The single version released by Uni Records was in mono, while the album version from Tap Root Manuscript was in stereo.

==Song meaning==
Married to a catchy and dynamic melody and arrangement, the lyrics suggested to some a devotion to a prostitute:

Oh, I love my Rosie child —
You got the way to make me happy.
You and me, we go in style...
Cracklin' Rose, you're a store-bought woman
But you make me sing like a guitar hummin' ...

The stories about how Diamond was inspired to write the song are apocryphal. "Crackling Rosé" is the name of an inexpensive sparkling wine once produced by Andres Wines of British Columbia, Canada, which was popular among the Indigenous population. One story suggests that Diamond heard a story about a native Canadian tribe while interviewing in Toronto, Canada—the tribe had more men than women, so the lonely men of the tribe would sit around the fire and drink their wine together—which inspired him to write the song. Neil himself has told this story in at least one live performance.

Biographer Rich Wiseman interviewed Diamond's bass player, Randy Ceirley, who remembered the song originating from a Toronto student newspaper reporter who interviewed Diamond in 1970:And this girl came down from a local paper, a college paper or something, and was trying to interview Neil. Somehow she had gotten in. And I think the only reason she had gotten in was she was cute and bubbly . . .

And Neil used to have a trick he pulled on interviewers, which was . . . he would end up interviewing them.
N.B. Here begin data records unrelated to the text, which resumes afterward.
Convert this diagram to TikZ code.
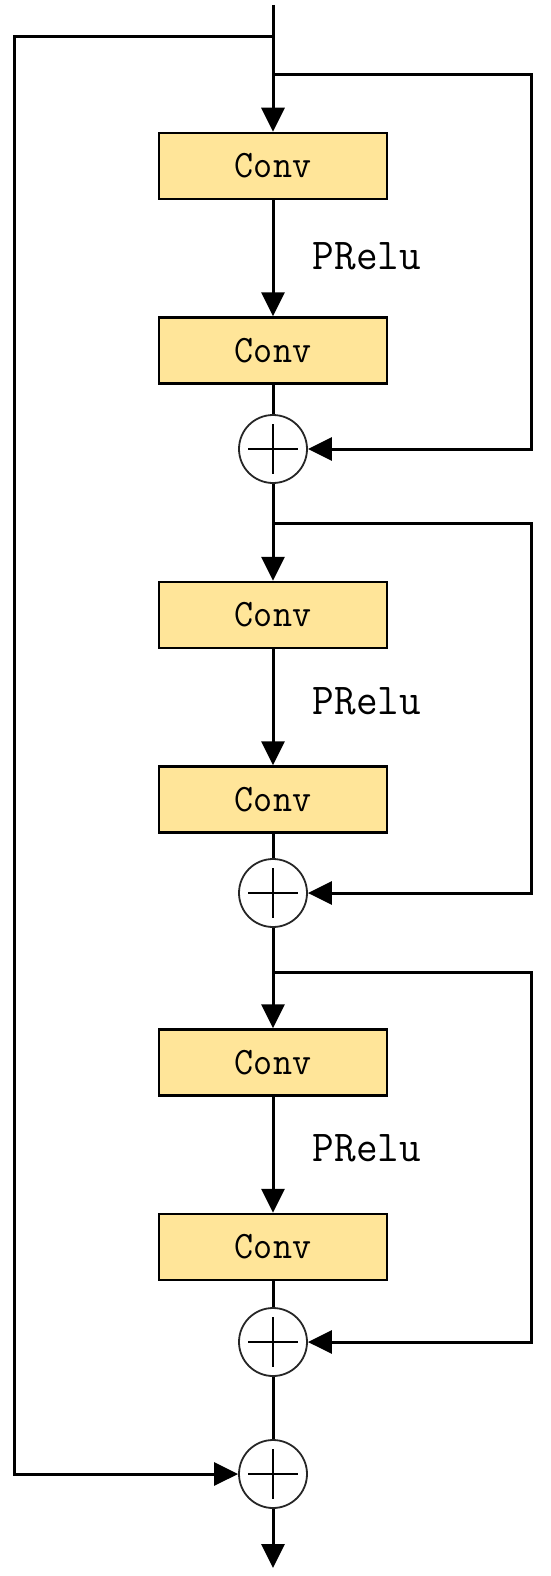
\documentclass[tikz,border=0pt]{standalone}
\usepackage{fontspec}
\usetikzlibrary{arrows.meta}
\definecolor{convfill}{HTML}{FFE599}
\tikzset{
  convbox/.style={draw=black, line width=2.5pt, fill=convfill, minimum width=228pt, minimum height=66pt, inner sep=0pt,
    font=\ttfamily\fontsize{37}{37}\selectfont},
  sumnode/.style={circle, draw=black!85, line width=1.8pt, fill=white, minimum size=68pt, inner sep=0pt,
    path picture={
      \draw[black, line width=2pt] ([xshift=9pt]path picture bounding box.west) -- ([xshift=-9pt]path picture bounding box.east);
      \draw[black, line width=2pt] ([yshift=-9pt]path picture bounding box.north) -- ([yshift=9pt]path picture bounding box.south);
    }},
  wire/.style={line width=3pt, line join=miter},
  arr/.style={wire, -{Triangle[length=24pt,width=23pt]}},
  actlabel/.style={font=\ttfamily\fontsize{42}{42}\selectfont, inner sep=0pt}
}
\begin{document}
\begin{tikzpicture}[x=1pt,y=-1pt]
\useasboundingbox (0,0) rectangle (550,1576);
\coordinate (top) at (273,5);
\coordinate (j0) at (273,37);
\coordinate (j1) at (273,75);
\coordinate (l0) at (14,37);
\coordinate (r1) at (531,75);
\node[convbox] (c1) at (273,166) {\scalebox{1}[1.05]{Conv}};
\node[convbox] (c2) at (273,350.5) {\scalebox{1}[1.05]{Conv}};
\node[sumnode] (s1) at (273,449) {};
\coordinate (j2) at (273,523);
\coordinate (r2) at (531,523);
\node[convbox] (c3) at (273,615) {\scalebox{1}[1.05]{Conv}};
\node[convbox] (c4) at (273,799.5) {\scalebox{1}[1.05]{Conv}};
\node[sumnode] (s2) at (273,893) {};
\coordinate (j3) at (273,972);
\coordinate (r3) at (531,972);
\node[convbox] (c5) at (273,1062.5) {\scalebox{1}[1.05]{Conv}};
\node[convbox] (c6) at (273,1247) {\scalebox{1}[1.05]{Conv}};
\node[sumnode] (s3) at (273,1342) {};
\node[sumnode] (s4) at (273,1474) {};
\coordinate (bot) at (273,1568);
\node[actlabel] (p1) at (367,256) {\scalebox{1}[1.05]{PRelu}};
\node[actlabel] (p2) at (367,701) {\scalebox{1}[1.05]{PRelu}};
\node[actlabel] (p3) at (367,1148) {\scalebox{1}[1.05]{PRelu}};
% main path
\draw[arr] (top) -- (c1);
\draw[arr] (c1) -- (c2);
\draw[wire] (c2) -- (s1);
\draw[arr] (s1) -- (c3);
\draw[arr] (c3) -- (c4);
\draw[wire] (c4) -- (s2);
\draw[arr] (s2) -- (c5);
\draw[arr] (c5) -- (c6);
\draw[wire] (c6) -- (s3);
\draw[wire] (s3) -- (s4);
\draw[arr] (s4) -- (bot);
% skips
\draw[arr] (j1) -- (r1) |- (s1);
\draw[arr] (j2) -- (r2) |- (s2);
\draw[arr] (j3) -- (r3) |- (s3);
\draw[arr] (j0) -- (l0) |- (s4);
\end{tikzpicture}
\end{document}
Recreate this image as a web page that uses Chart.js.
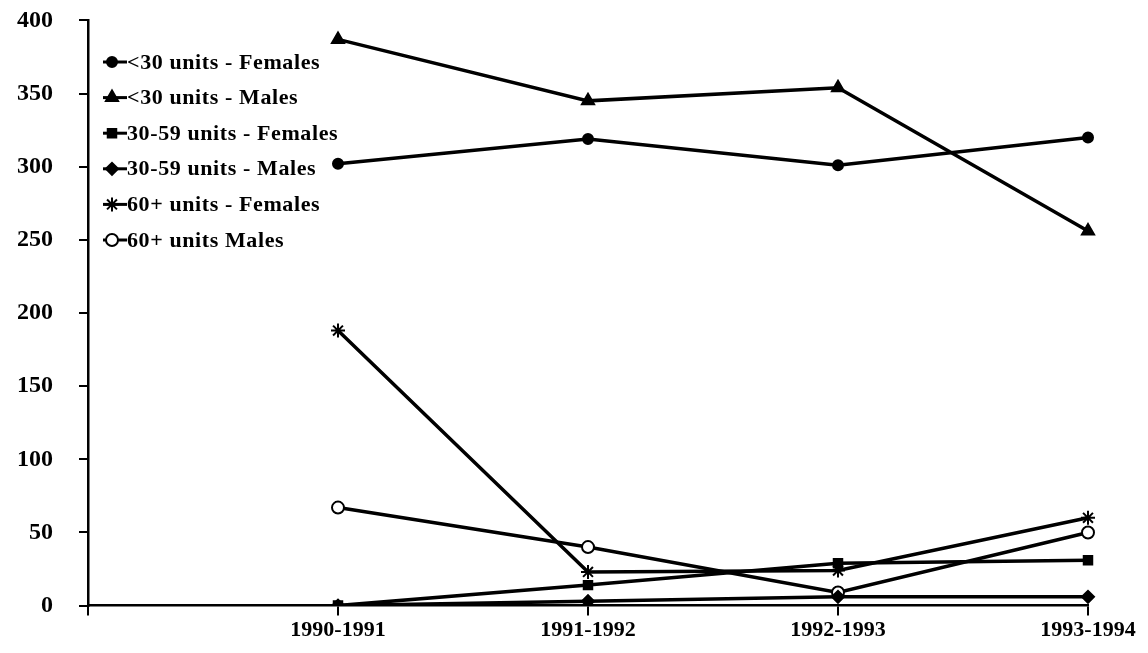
<!DOCTYPE html>
<html>
<head>
<meta charset="utf-8">
<script src="https://cdn.jsdelivr.net/npm/chart.js@4/dist/chart.umd.min.js"></script>
<style>
  html, body { margin: 0; padding: 0; background: #fff; overflow: hidden; }
  #c { display: block; margin-top: -20px; }
</style>
</head>
<body>
<canvas id="c" width="1148" height="673"></canvas>
<script>
// ---- data ----
const categories = ['', '1990-1991', '1991-1992', '1992-1993', '1993-1994'];
const years = ['1990-1991', '1991-1992', '1992-1993', '1993-1994'];
const seriesNames = ['<30 units - Females', '<30 units - Males', '30-59 units - Females',
                     '30-59 units - Males', '60+ units - Females', '60+ units Males'];
const under30Females = [302, 319, 301, 320];
const under30Males = [387, 345, 354, 256];
const mid3059Females = [0, 14, 29, 31];
const mid3059Males = [0, 3, 6, 6];
const over60Females = [188, 23, 24, 60];
const over60Males = [67, 40, 9, 50];
const yTicks = [0, 50, 100, 150, 200, 250, 300, 350, 400];

const seriesValues = [under30Females, under30Males, mid3059Females, mid3059Males, over60Females, over60Males];
const styles = [
  { pointStyle: 'circle', radius: 5, fill: '#000' },
  { pointStyle: 'triangle', radius: 7, fill: '#000' },
  { pointStyle: 'rect', radius: 6, fill: '#000' },
  { pointStyle: 'rectRot', radius: 6, fill: '#000' },
  { pointStyle: 'star', radius: 7, fill: '#000' },
  { pointStyle: 'circle', radius: 6, fill: '#fff' }
];

const FONT = '"Liberation Serif", "DejaVu Serif", serif';
const SHIFT = 20; // canvas is shifted up by this many px via CSS

const datasets = seriesValues.map((vals, i) => ({
  label: seriesNames[i],
  data: years.map((y, j) => ({ x: y, y: vals[j] })),
  borderColor: '#000',
  backgroundColor: styles[i].fill,
  borderWidth: 3.5,
  pointStyle: styles[i].pointStyle,
  pointRadius: styles[i].radius,
  pointBorderWidth: 2,
  pointBorderColor: '#000',
  pointBackgroundColor: styles[i].fill,
  tension: 0,
  fill: false
}));

const legendPlugin = {
  id: 'insideLegend',
  afterDraw(chart) {
    const ctx = chart.ctx;
    ctx.save();
    ctx.font = 'bold 22px ' + FONT;
    if ('letterSpacing' in ctx) ctx.letterSpacing = '0.6px';
    ctx.fillStyle = '#000';
    ctx.textBaseline = 'middle';
    ctx.textAlign = 'left';
    chart.data.datasets.forEach((ds, i) => {
      const y = SHIFT + 62 + i * 35.6;
      ctx.strokeStyle = '#000';
      ctx.lineWidth = 3;
      ctx.beginPath();
      ctx.moveTo(103, y);
      ctx.lineTo(127, y);
      ctx.stroke();
      ctx.fillStyle = ds.pointBackgroundColor;
      ctx.strokeStyle = '#000';
      ctx.lineWidth = 2;
      Chart.helpers.drawPoint(ctx, {
        pointStyle: ds.pointStyle,
        radius: ds.pointRadius,
        rotation: 0,
        borderWidth: 2
      }, 112, y);
      ctx.fillStyle = '#000';
      ctx.fillText(ds.label, 127, y + 1);
    });
    ctx.restore();
  }
};

new Chart(document.getElementById('c'), {
  type: 'line',
  data: { labels: categories, datasets },
  options: {
    responsive: false,
    animation: false,
    devicePixelRatio: 1,
    layout: { padding: { left: 0, right: 60, top: 0, bottom: 7 } },
    plugins: { legend: { display: false }, tooltip: { enabled: false } },
    scales: {
      x: {
        type: 'category',
        offset: false,
        border: { display: true, color: '#000', width: 2.5 },
        grid: { display: true, drawOnChartArea: false, drawTicks: true, tickLength: 10, color: '#000', lineWidth: 2 },
        ticks: {
          color: '#000',
          font: { family: FONT, size: 22, weight: 'bold' },
          padding: 2,
          maxRotation: 0,
          autoSkip: false
        }
      },
      y: {
        min: 0,
        max: 400,
        afterBuildTicks: (scale) => { scale.ticks = yTicks.map(v => ({ value: v })); },
        afterFit: (scale) => { scale.width = 88; },
        border: { display: true, color: '#000', width: 2.5 },
        grid: { display: true, drawOnChartArea: false, drawTicks: true, tickLength: 9, color: '#000', lineWidth: 2 },
        ticks: {
          color: '#000',
          font: { family: FONT, size: 24, weight: 'bold' },
          padding: 26
        }
      }
    }
  },
  plugins: [legendPlugin]
});
</script>
</body>
</html>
He started doing this to [her]. 'What goes on around here?' And I sat and watched . . .

"Somehow the conversation got around to these Indian reservations—and the ratio of like one woman to 100 men. And Neil said, 'How do these guys spend the weekend?' 'Oh, they go out with Rose.' 'Who?' 'Cracklin' Rose.' He said 'What?' And she said, 'They go down to the store and buy a bottle of Cracklin' Rosé wine and get mashed—that's their weekend. And their girlfriend is Cracklin' Rose.' And I saw a look in Neil's eye. I knew there was a song coming.

==Reception==
Record World said that it "has the sound of a classic like 'Sweet Caroline and "an excellent chance for quick gold." Billboard called it a "clever rhythm item that has it to hit with all the potent sales of another 'Sweet Caroline' or 'Holly Holy.

==Charts==

===Weekly charts===

| Chart (1970–71) | Peak position |
|---|---|
| Australia (Kent Music Report) | 2 |
| Austria (Ö3 Austria Top 40) | 6 |
| Belgium (Ultratop 50 Flanders) | 2 |
| Belgium (Ultratop 50 Wallonia) | 5 |
| Canada Top Singles (RPM) | 1 |
| Germany (GfK) | 7 |
| Ireland (IRMA) | 2 |
| Netherlands (Single Top 100) | 6 |
| New Zealand (Listener) | 1 |
| Norway (VG-lista) | 1 |
| South Africa (Springbok) | 1 |
| UK Singles (Official Charts) | 3 |
| US Billboard Hot 100 | 1 |
| US Easy Listening (Billboard) | 2 |
| US Cash Box Top 100 | 1 |

===Year-end charts===

| Chart (1970) | Rank |
|---|---|
| Australia | 29 |
| Canada | 8 |
| Netherlands | 62 |
| South Africa | 5 |
| US Billboard Hot 100 | 17 |
| US Cash Box | 14 |

==Certifications==

| Region | Certification | Certified units/sales |
| New Zealand (RMNZ) | Platinum | 30,000^{‡} |
| United Kingdom (BPI) | Gold | 400,000^{‡} |
| United States (RIAA) | Platinum | 1,000,000^{^} |
^{^} Shipments figures based on certification alone. ^{‡} Sales+streaming figures based on certification alone.

== Cover versions ==
Mexican singer Roberto Jordán recorded a Spanish language version of the song, titled "Rosa marchita" (Which Means "Withered rose"). The lyrics of this version depart from the original Neil Diamond lyrics, instead telling a story about a lost love. This version topped the charts in Mexico in 1971.

The Rudy Schwartz Project has recorded a version of the song, including it on the album "Don't Get Charred, Get Puffy".